Oggetti, suoni, penombre.

Ho una nuova casa e non sono più da sola.

Sul muretto della finestra in cucina ci sono una Stella di Natale e una piantina di basilico, e seduta al tavolo stasera c’è la mia coinquilina che vuole fare conversazione con me. Il pavimento di camera mia è di legno chiaro con le listarelle oblique: sotto i miei passi alcune di loro scricchiolano vistosamente e non posso fare a meno di pensare all’armadietto del monolocale, di cui ridevo giusto ieri con Sahira e Bulja. Aveva un’anta difettosa che si apriva da sola con un cigolio sinistro, impedendomi di rimanere concentrata durante lo studio: ero intollerante all’idea di lasciare lo sportello aperto e perdevo tempo a chiuderlo con forza, ma quello si riapriva lamentandosi come un neonato.
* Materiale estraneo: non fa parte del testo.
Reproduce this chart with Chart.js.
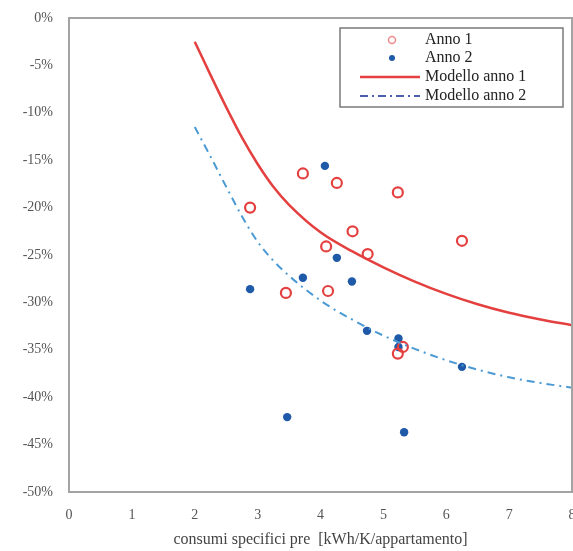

Questo rumore, invece, somiglia più al crepitio del fuoco nel camino di Tirli e mi tiene compagnia. Di sera mi diverto a dosare il peso sui miei piedi e attraverso la stanza con l’animo di un topolino che vuole uscire dalla tana per accaparrarsi una briciola di pane, ma senza farsi scoprire dal gatto.

Qualche sfumatura di Tirli ritorna anche nella luce gialla del lampione che entra dalla finestra e colpisce la parete laterale dell’armadio e la testiera del letto in ferro battuto, e che ho cercato di catturare con la macchina fotografica del telefono.

 

Sarà questo il mio nuovo luogo magico? Non una casa, ma un rifugio?